Vinnie & The Goose - A Westchester Fairytale

woman feeding goose in parking lot

Within days of moving up here, I found myself chasing a goose across a Metro-North parking lot at 11 p.m. Had I lost it already?

I approached the bird with an old white bedsheet spread between my hands like a villain from Scooby Doo. I would gain a few steps and then the goose would powerwaddle away, looking back periodically from the corner of its beady eyes. As it eluded me, its long neck swayed upward as if giving a Master class in elegance and the Alexander Technique.

Earlier in the evening, my wife walked by the goose which was sprawled on a grassy rectangle between parked cars and a bar at our train station. Plastic wrap surrounded its ankle and its wing was cocked at an unnatural angle. It clearly couldn’t fly and very likely was in some kind of pain.

She worried that it had been hit by a car and called an animal rescue center, which gave the following impossible advice.

1) carefully wrap the goose in a thin blanket

2) put it in a laundry basket

3) carry it in the cabin of our car (the bird would freak out if confined in our trunk)

4) keep it fed and hydrated in our house until a veterinarian could see it the next morning.

Still, it was heartbreaking to consider the plight of this beautiful creature. I had driven down to see it myself, and the color of its neck was as black and unfathomable as the surface of an inkwell. I thought of how this noble flyer, just 100 yards from the river and marshes where its compatriots freely consorted, was the latest collision in a long line of violation and displacement: from Native Americans forced out by 17th-century Dutch colonizers to working-class residents now being priced out and now this – a poor, injured bird struck by someone’s gas guzzler dying beside parking spot 417 under a 50-foot-tall floodlight.

But don’t despair; an unexpected hero arrives.

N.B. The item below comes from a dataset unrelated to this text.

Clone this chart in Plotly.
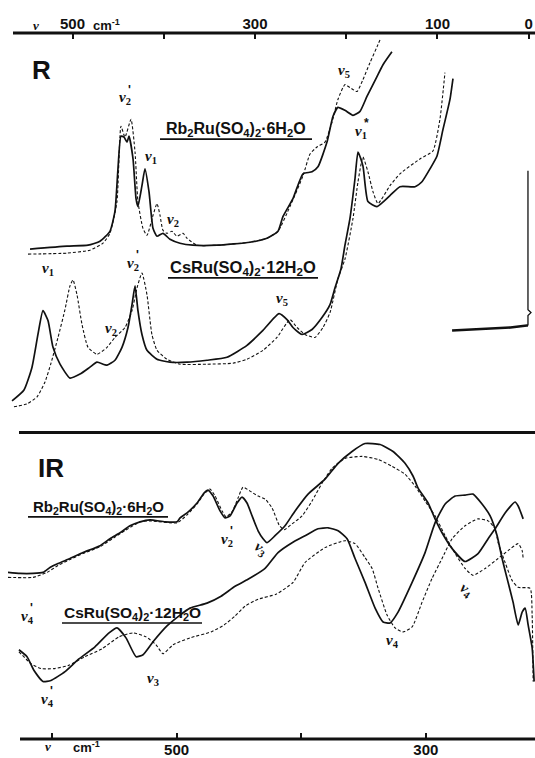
import plotly.graph_objects as go

# ---------------- Raman (R) spectra: wavenumber (cm-1) / relative intensity ----------------
raman_rb_solid_wn = [546.6, 506.1, 483.0, 469.9, 459.0, 453.5, 450.2, 446.9, 443.6, 440.3, 438.1, 433.7,
                     430.4, 428.3, 423.9, 420.6, 416.2, 411.8, 407.4, 400.9, 393.2, 382.2, 368.0, 341.7,
                     305.5, 286.9, 274.8, 269.3, 258.4, 247.4, 237.5, 231.0, 221.1, 214.5, 209.1, 201.4,
                     192.6, 184.9, 177.3, 166.3, 159.7, 149.9]
raman_rb_solid_i = [185, 188, 189, 193, 203, 223, 266, 299, 298, 293, 299, 276,
                    236, 228, 249, 266, 243, 206, 198, 201, 195, 191, 189, 189,
                    192, 196, 203, 218, 236, 261, 263, 268, 293, 319, 328, 325,
                    320, 324, 339, 359, 371, 384]

raman_rb_dash_wn = [548.8, 506.1, 480.9, 466.6, 459.0, 451.3, 446.9, 442.5, 435.9, 431.5, 428.3, 422.8,
                    418.4, 411.8, 407.4, 404.1, 400.9, 396.5, 391.0, 385.5, 378.9, 374.5, 363.6, 341.7,
                    305.5, 286.9, 274.8, 261.7, 247.4, 239.7, 232.1, 223.3, 215.6, 209.1, 201.4, 195.9,
                    188.2, 181.7, 174.0, 166.3, 163.0]
raman_rb_dash_i = [180, 181, 184, 191, 201, 233, 309, 298, 316, 283, 233, 206,
                   199, 219, 231, 219, 204, 201, 203, 198, 201, 196, 189, 189,
                   192, 196, 203, 228, 259, 281, 288, 293, 313, 336, 351, 348,
                   344, 356, 373, 389, 396]

raman_cs_solid_wn = [566.3, 553.2, 544.4, 537.9, 532.4, 526.9, 521.4, 513.7, 502.8, 491.8, 480.9, 473.2,
                     462.2, 453.5, 445.8, 439.2, 434.8, 431.5, 428.3, 423.9, 418.4, 407.4, 393.2, 374.5,
                     352.6, 330.7, 308.8, 291.3, 273.7, 264.9, 258.4, 248.5, 237.5, 226.6, 217.8, 212.3,
                     205.8, 201.4, 195.9, 190.4, 187.1, 181.7, 176.2, 166.3, 152.1, 141.1, 124.6, 117.0,
                     108.2, 100.5, 93.9, 86.3, 83.0]
raman_cs_solid_i = [32, 43, 66, 99, 123, 113, 86, 69, 55, 59, 66, 71,
                    68, 73, 86, 106, 129, 148, 123, 99, 83, 74, 71, 71,
                    73, 76, 88, 103, 120, 114, 106, 99, 104, 116, 129, 146,
                    165, 189, 216, 256, 283, 269, 233, 228, 239, 248, 248, 253,
                    266, 279, 306, 336, 357]

raman_cs_dash_wn = [564.2, 549.9, 538.9, 530.2, 523.6, 515.9, 508.3, 502.8, 499.5, 495.1, 489.6, 483.0,
                    473.2, 462.2, 453.5, 442.5, 434.8, 429.3, 423.9, 418.4, 413.0, 407.4, 396.5, 382.2,
                    352.6, 324.1, 308.8, 291.3, 275.9, 261.7, 254.0, 245.2, 234.3, 225.5, 217.8, 209.1,
                    201.4, 192.6, 187.1, 181.7, 176.2, 170.7, 165.2, 152.1, 141.1, 119.2, 105.0, 97.3, 91.8]
raman_cs_dash_i = [26, 29, 36, 51, 70, 96, 124, 148, 154, 139, 109, 86,
                   79, 86, 96, 106, 123, 146, 161, 139, 99, 83, 74, 69,
                   69, 70, 74, 83, 96, 114, 106, 99, 96, 106, 121, 155,
                   175, 216, 253, 278, 263, 243, 231, 249, 261, 276, 284, 316, 363]

rayleigh_base_wn = [84, 60, 40, 20, 2, 0.8]
rayleigh_base_i = [103, 104, 105, 106, 108, 108]
rayleigh_line_wn = [0.8, 0.8, -2.5, 0.8, 0.8]
rayleigh_line_i = [108, 118, 121, 124, 264]

# ---------------- IR spectra: wavenumber (cm-1) / relative transmission ----------------
ir_rb_solid_wn = [635.3, 625.6, 615.2, 607.2, 601.6, 595.1, 585.5, 575.1, 561.4, 553.4, 545.4, 537.4,
                  529.3, 521.3, 509.3, 499.6, 497.2, 491.6, 483.6, 478.0, 474.8, 470.7, 465.1, 461.1,
                  457.1, 451.5, 447.5, 443.5, 439.4, 434.6, 430.6, 427.4, 421.0, 413.0, 404.9, 394.5,
                  380.9, 370.4, 359.2, 348.8, 336.7, 326.3, 316.7, 310.2, 306.2, 298.2, 292.6, 287.0,
                  278.9, 268.5, 258.1, 250.0, 244.4, 236.4, 228.4, 225.9, 221.9]
ir_rb_solid_t = [168, 167, 167, 168, 173, 177, 182, 188, 195, 202, 208, 215,
                 219, 221, 219, 219, 223, 228, 238, 248, 251, 245, 230, 223,
                 225, 238, 244, 238, 225, 210, 202, 198, 205, 215, 230, 247,
                 262, 278, 290, 298, 297, 290, 278, 265, 253, 238, 222, 208,
                 192, 179, 187, 202, 212, 228, 239, 235, 222]

ir_rb_dash_wn = [635.3, 615.2, 604.0, 595.1, 585.5, 575.1, 561.4, 545.4, 529.3, 521.3, 499.6, 491.6,
                 483.6, 478.0, 473.2, 469.1, 463.5, 460.3, 455.5, 450.7, 446.7, 441.1, 434.6, 429.0,
                 423.4, 417.8, 413.8, 407.3, 399.3, 391.3, 383.3, 375.2, 364.8, 351.2, 338.3, 327.1,
                 316.6, 308.6, 300.6, 292.6, 284.5, 276.5, 268.5, 262.1, 252.4, 242.0, 234.0, 225.9,
                 222.7, 221.9]
ir_rb_dash_t = [163, 163, 168, 175, 181, 187, 194, 207, 219, 220, 218, 226,
                237, 247, 252, 245, 230, 224, 229, 243, 254, 250, 245, 242,
                233, 216, 211, 217, 225, 240, 258, 273, 283, 285, 282, 275,
                267, 255, 240, 225, 205, 187, 172, 165, 172, 182, 190, 197,
                190, 182]

ir_cs_solid_wn = [626.5, 620.0, 614.4, 607.2, 600.8, 589.5, 579.1, 565.5, 554.2, 547.8, 540.6, 532.5,
                  526.9, 518.9, 507.7, 497.2, 489.2, 475.6, 464.3, 453.1, 442.7, 429.0, 418.6, 407.3,
                  396.9, 386.5, 378.4, 370.4, 363.2, 356.8, 348.8, 340.7, 334.3, 328.7, 322.3, 311.0,
                  300.6, 292.6, 284.5, 276.5, 268.5, 262.1, 254.9, 248.4, 242.8, 238.8, 234.8, 230.0,
                  225.9, 222.7, 220.3, 217.9, 214.7, 213.1]
ir_cs_solid_t = [90, 83, 69, 58, 59, 68, 80, 93, 107, 112, 102, 83,
                 85, 98, 114, 125, 132, 137, 144, 154, 161, 172, 188, 198,
                 205, 212, 213, 210, 202, 182, 158, 132, 118, 117, 128, 158,
                 188, 218, 237, 245, 246, 247, 237, 225, 205, 182, 162, 138,
                 115, 128, 132, 115, 92, 58]

ir_cs_dash_wn = [626.5, 616.8, 608.8, 598.4, 587.1, 573.5, 559.8, 546.2, 535.0, 524.5, 516.5, 510.9,
                 502.8, 489.2, 472.4, 461.9, 453.1, 445.0, 434.6, 420.2, 406.5, 396.9, 380.9, 364.8,
                 356.8, 348.8, 343.1, 338.3, 331.1, 324.7, 318.3, 311.0, 303.0, 295.0, 287.0, 278.9,
                 268.5, 258.1, 250.0, 244.4, 242.0, 236.4, 230.8, 225.9, 216.3, 214.7, 213.9]
ir_cs_dash_t = [88, 76, 71, 71, 74, 83, 91, 103, 107, 103, 95, 86,
                95, 102, 108, 115, 124, 134, 141, 146, 158, 178, 193, 200,
                197, 183, 172, 152, 125, 112, 108, 113, 138, 162, 182, 202,
                215, 222, 220, 212, 198, 178, 160, 153, 152, 125, 58]

raman_tick_vals = [500, 300, 100, 0]
raman_tick_text = ["500", "300", "100", "0"]
ir_tick_vals = [500, 300]
ir_tick_text = ["500", "300"]

# ---------------- layout geometry (page pixels) ----------------
W, H = 535, 758
TOP, BOT = 33, 745          # rows of top and bottom axis lines
SEP = 436                    # separator between panels
PLOT_H = BOT - TOP
split = (BOT - SEP) / PLOT_H


def px(x):
    return x / W


def py(y):
    return (BOT - y) / PLOT_H


fig = go.Figure()

solid = dict(color="#111111", width=1.7, shape="spline", smoothing=0.5)
dashed = dict(color="#111111", width=1.1, dash="3px,2px", shape="spline", smoothing=0.5)

fig.add_trace(go.Scatter(x=raman_rb_solid_wn, y=raman_rb_solid_i, mode="lines", line=solid, xaxis="x", yaxis="y"))
fig.add_trace(go.Scatter(x=raman_rb_dash_wn, y=raman_rb_dash_i, mode="lines", line=dashed, xaxis="x", yaxis="y"))
fig.add_trace(go.Scatter(x=raman_cs_solid_wn, y=raman_cs_solid_i, mode="lines", line=solid, xaxis="x", yaxis="y"))
fig.add_trace(go.Scatter(x=raman_cs_dash_wn, y=raman_cs_dash_i, mode="lines", line=dashed, xaxis="x", yaxis="y"))
fig.add_trace(go.Scatter(x=rayleigh_base_wn, y=rayleigh_base_i, mode="lines",
                         line=dict(color="#111111", width=2.5), xaxis="x", yaxis="y"))
fig.add_trace(go.Scatter(x=rayleigh_line_wn, y=rayleigh_line_i, mode="lines",
                         line=dict(color="#111111", width=1.3), xaxis="x", yaxis="y"))

fig.add_trace(go.Scatter(x=ir_rb_solid_wn, y=ir_rb_solid_t, mode="lines", line=solid, xaxis="x2", yaxis="y2"))
fig.add_trace(go.Scatter(x=ir_rb_dash_wn, y=ir_rb_dash_t, mode="lines", line=dashed, xaxis="x2", yaxis="y2"))
fig.add_trace(go.Scatter(x=ir_cs_solid_wn, y=ir_cs_solid_t, mode="lines", line=solid, xaxis="x2", yaxis="y2"))
fig.add_trace(go.Scatter(x=ir_cs_dash_wn, y=ir_cs_dash_t, mode="lines", line=dashed, xaxis="x2", yaxis="y2"))

tickfont = dict(family="Liberation Sans", size=15, color="#111111")

annotations = []


def text(xp, yp, s, size=15, family="Liberation Sans", angle=0):
    annotations.append(dict(x=px(xp), y=py(yp), xref="paper", yref="paper", text=s, showarrow=False,
                            xanchor="center", yanchor="middle", textangle=angle,
                            font=dict(family=family, size=size, color="#111111")))


def nu(xp, yp, sub, prime=False, star=False, angle=0):
    text(xp, yp, "<b><i>ν</i></b><sub><b>%s</b></sub>" % sub, size=15, family="Liberation Serif", angle=angle)
    if prime:
        text(xp + 4, yp - 9, "<b>'</b>", size=12, family="Liberation Sans")
    if star:
        text(xp + 5, yp - 9, "<b>*</b>", size=12, family="Liberation Sans")


# panel letters
text(41, 70, "<b>R</b>", size=26)
text(51, 472, "<b>IR</b>", size=26)

# compound labels
text(236, 130, "<b>Rb<sub>2</sub>Ru(SO<sub>4</sub>)<sub>2</sub>·6H<sub>2</sub>O</b>", size=16)
text(243, 270, "<b>CsRu(SO<sub>4</sub>)<sub>2</sub>·12H<sub>2</sub>O</b>", size=16.5)
text(98, 512, "<b>Rb<sub>2</sub>Ru(SO<sub>4</sub>)<sub>2</sub>·6H<sub>2</sub>O</b>", size=15)
text(132, 618, "<b>CsRu(SO<sub>4</sub>)<sub>2</sub>·12H<sub>2</sub>O</b>", size=15.5)

# axis unit labels
text(36, 25, "<b><i>ν</i></b>", size=13, family="Liberation Serif")
text(106, 25, "<b>cm<sup>-1</sup></b>", size=13)
text(48, 753, "<b><i>ν</i></b>", size=13, family="Liberation Serif")
text(86, 753, "<b>cm<sup>-1</sup></b>", size=13)

# band assignments - Raman
nu(125, 99, "2", prime=True)
nu(151, 158, "1")
nu(173, 222, "2")
nu(344, 71, "5")
nu(361, 133, "1", star=True)
nu(48, 271, "1")
nu(133, 266, "2", prime=True)
nu(111, 332, "2")
nu(282, 301, "5")
# band assignments - IR
nu(27, 622, "4", prime=True)
nu(227, 544, "2", prime=True)
nu(261, 553, "3", angle=35)
nu(466, 595, "4", angle=35)
nu(392, 646, "4")
nu(47, 706, "4", prime=True)
nu(153, 684, "3")

shapes = []


def hline(x0, x1, y, w):
    shapes.append(dict(type="line", xref="paper", yref="paper", x0=px(x0), x1=px(x1), y0=py(y), y1=py(y),
                       line=dict(color="#111111", width=w)))


hline(13, 535, TOP, 3)      # top (Raman) axis line
hline(19, 535, SEP, 3)      # separator
hline(20, 535, BOT, 3)      # bottom (IR) axis line
# underlines of compound names
hline(160, 312, 140, 1.6)
hline(168, 318, 280, 1.6)
hline(28, 168, 521, 1.6)
hline(62, 202, 628, 1.6)

tick_common = dict(ticks="inside", ticklen=6, tickwidth=2, tickcolor="#111111",
                   showline=False, showgrid=False, zeroline=False, tickfont=tickfont, fixedrange=True)

fig.update_layout(
    width=W, height=H,
    margin=dict(l=0, r=0, t=TOP, b=H - BOT),
    paper_bgcolor="white", plot_bgcolor="white",
    showlegend=False,
    xaxis=dict(range=[579.5, -6.9], side="top", anchor="y", domain=[0, 1],
               tickvals=raman_tick_vals, ticktext=["<b>%s</b>" % t for t in raman_tick_text],
               minor=dict(tickvals=[400, 200], ticks="inside", ticklen=6, tickwidth=2, tickcolor="#111111",
                          showgrid=False),
               **tick_common),
    yaxis=dict(range=[0, SEP - TOP], domain=[split, 1], visible=False, fixedrange=True),
    xaxis2=dict(range=[641.7, 212.4], side="bottom", anchor="y2", domain=[0, 1],
                tickvals=ir_tick_vals, ticktext=["<b>%s</b>" % t for t in ir_tick_text],
                minor=dict(tickvals=[600, 400], ticks="inside", ticklen=6, tickwidth=2, tickcolor="#111111",
                           showgrid=False),
                **tick_common),
    yaxis2=dict(range=[0, BOT - SEP], domain=[0, split], visible=False, fixedrange=True),
    annotations=annotations,
    shapes=shapes,
)

# remove the default 8px page margin so the 535x758 figure fills the window exactly
page_fix = "document.body.style.margin='0';document.body.style.overflow='hidden';"
fig.write_html("out.html", config={"displayModeBar": False}, post_script=page_fix)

Given that my wife and I were hapless bird catchers (the goose couldn’t fly, but it could run), things were looking bleak until the animal rescue center reached one of its volunteers: a modern-day St. Francis straight out of the Bronx who arrived in a twenty-five-year-old Pontiac Grand Am at 11:30 p.m. Vinny. Vinny, who does not have a smartphone and printed out directions on MapQuest and offered to drive up from the Bronx to help this bird (and us). I will always love Vinny.

Vinny was a short man in his fifties who sized up very quickly that the bird was not only injured in its wing but also likely very dehydrated and hungry. We had brought some bread and the goose eagerly came near us to gobble up the bread chunks (here’s a short video of my wife feeding the goose as Vinny approaches). What I don’t have — and what I will regret for the rest of my life — is a video of how Vinny grabbed the goose.

He took some bread in his hand and crouched down. The goose (which had been running away from my wife and I for the better part of an hour) came without hesitation towards Vinny’s hand and started to eat right out of it. In a moment, Vinny grabbed the goose’s neck, which elicited a muffled honk and then, with his other hand, he quickly wrapped his arm around the bird’s body and placed it firmly against his side so the wings could not flap. Then the most amazing thing happened of all. He slowly let go of the bird’s neck with his hand and the bird remained still and docile. It submitted to Vinny and sunk its head on top of its body, resting finally, and let Vinny slide it into an animal crate.

Vinny drove across Westchester that night and dropped off the bird with another volunteer in the bird rescue network to be seen by a veterinarian in the morning. Vinny went to his day job the next morning (which proves again that New Yorkers have incomparable side gigs). The next day we found out that the bird had been ensnared in fishing line but was cut free and would otherwise be fine and able to return to the flock. And so, Nomi and I drove back from the train station and also returned to the flock, ever-grateful for the stranger who can help when all is dark.